Thanks again Aloka-D. I appreciate your advice from before and I think it is really nice of you to post the link that you posted.

Woodscooter, thank you very much for saying that i'm brave to express my feelings and concerns on this Buddhist forum. I think that is very kind of you to say. I want to thank you too also for sharing your experience. I think you are talking about the post on Metta right? I will definitely try to learn more about Metta. It makes me feel a lot better that you can relate to my experience with anger. I will also try to overcome the internal anger that I have expressed. I think by encouragement from this forum I have been able to overcome a lot of my anger already. Or maybe i'm just really sleepy tonight ha ha and that is why. I wish so much that I could go to a Buddhist group and have an offline Sangha. I consider this online forum my Sangha for now. I do not have acess to an offline Sangha. It is possible that I could get in touch with this Buddhist group that meets in the town where I live but I doubt even if I get into contact with them that I would be able to get transportation to the meetings. My dad is tolerant that i'm learning about Buddhism, but I don't know if he would be willing to drive me to meetings. He isn't exactly open minded. My mom doesn't even know to my knowledge that I am really wanting to become a Buddhist. She would not be happy.

I am sorry but I am very tired now and need to go to bed soon. I will try to learn more about Metta tomorrow. I didn't meditate today but I will not make not meditating a habit. I will try to meditate every day starting tomorrow.

I have read on more than one website that if you don't have access to a Buddhist centre or Temple that you can become a Buddhist by taking refuge even if you are alone. I really want to take refuge soon so that I can officially be a Buddhist. I know that when you are Enlightened labels like "Buddhist" don't matter. If I am wrong please correct me. I mean that honestly. However, I really want to be able to be a Buddhist and not just someone that is learning about Buddhism. I have no access to other Buddhists apart from this site. I think I have been told by one person on here something like how I can take the refuges without a teacher. I already believe what I know about Buddhism and i'm still learning more. I need to study the basics some more and I plan on spending most of the day tomorrow studying more about the basics. I'm curious as to what you guys think about me taking refuge without a teacher.
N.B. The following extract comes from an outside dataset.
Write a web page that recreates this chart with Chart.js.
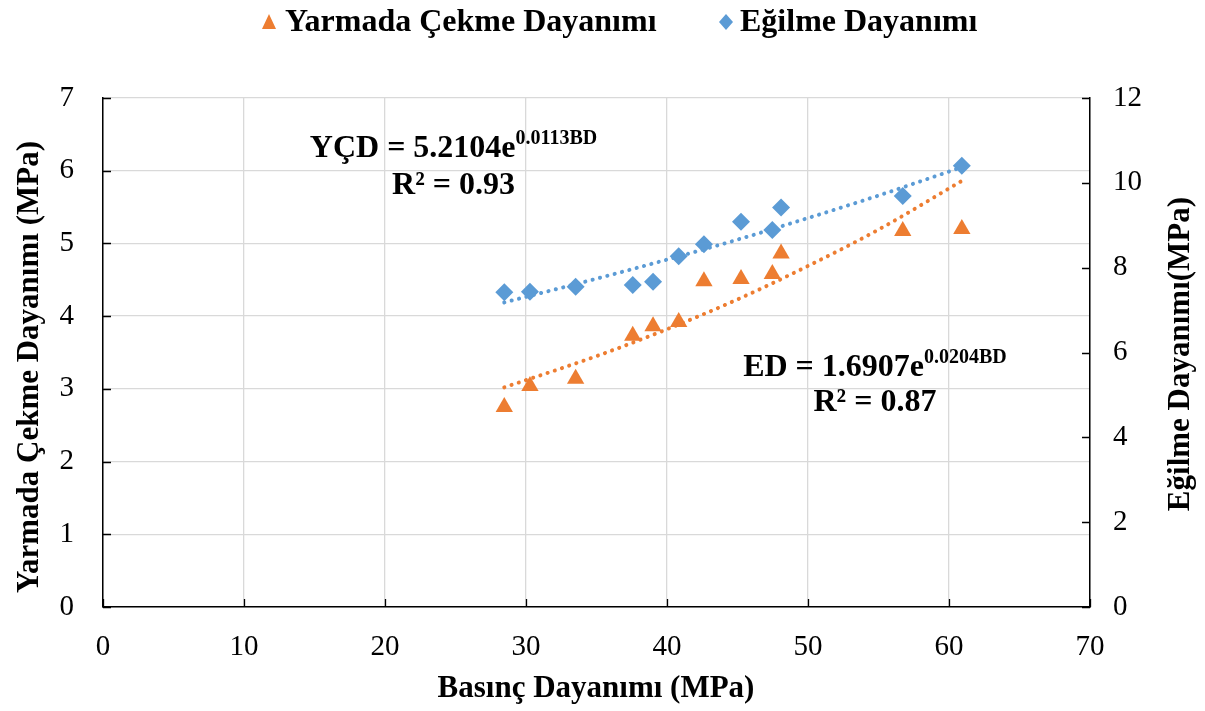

These two sites seem to indicate that it is possible.

http://buddhism.about.com/od/takingr...kingrefuge.htm


http://viewonbuddhism.org/refuge.html

If I eventually take refuge without a teacher and do it on my own if I later was able to join a particular school of Buddhism like Zen for instance could I take the refuges again in order to join a particular school?

Again, thank you to everyone for your advice and I really hope to get some advice about me taking refuge.